16. The method as recited in claim 15, further comprising the step of:

providing a pair of extensions each attached to and extending respectively in opposite directions from one of a pair of opposite ends of one of the mold parts and coaxially with the longitudinal axis such that each of the extensions has a central bore in flow communication with one of the opposite ends of the mold cavity portion of the one mold part and further has an outer end portion of cylindrical configuration surrounding the central bore.

17. The method as recited in claim 16, further comprising the step of:

providing an inner end portion on each of the extensions of the one mold part with a semi-cylindrical configuration so as to define an opening to the central bore extending between the outer end portion and one of the opposite ends of the mold cavity portion of the one mold part.

18. The method as recited in claim 17, further comprising the step of:

placing the elongated central stiffening member into the central bores of the extensions of the one mold part so as to extend across the mold cavity portion of the one mold part for incorporating the central stiffening member into the formed millwork product produced in the mold cavity.

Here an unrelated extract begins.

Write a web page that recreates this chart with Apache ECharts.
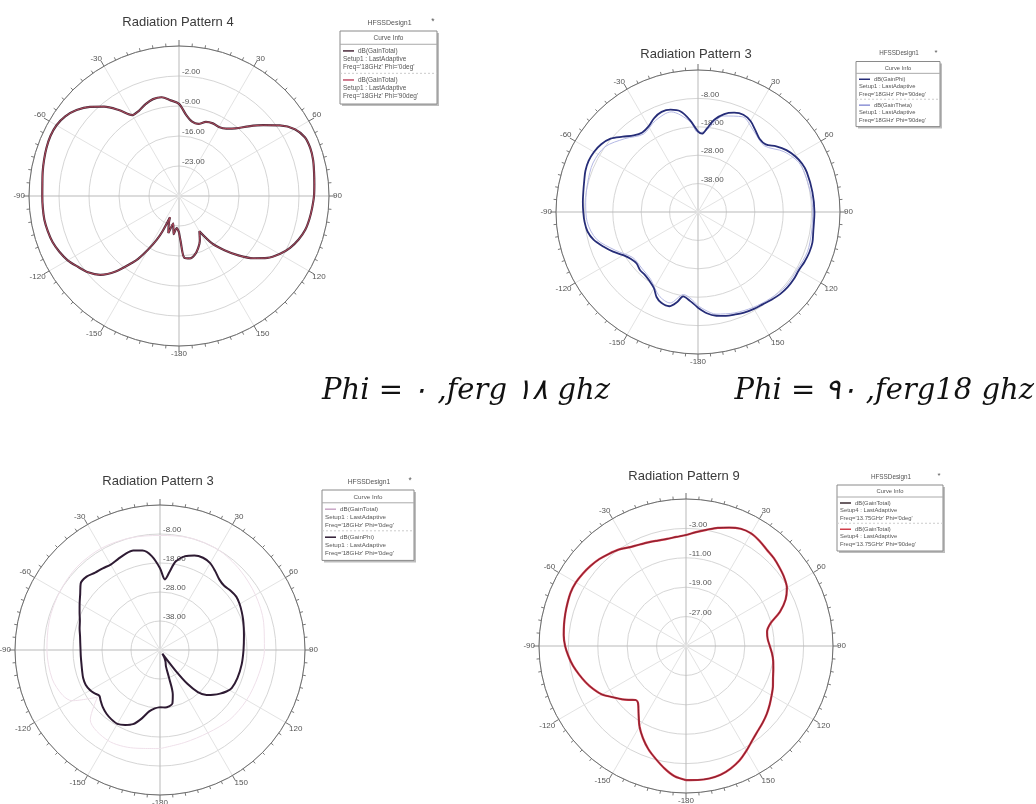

19. The method as recited in claim 18, further comprising the step of:

evacuating the inherent air and gases produced by the expansive nature of the exothermic reaction of the molding material through a plurality of holes defined in and communicating with a central passage through the central stiffening member.

20. The method as recited in claim 16, further comprising the step of:

rotatably supporting the one mold part at the outer end portions of the extensions thereof and about the longitudinal axis such that when the mold parts are in the mated relationship with the mold cavity portions in the closed condition the mold parts can together undergo rotation about the longitudinal axis.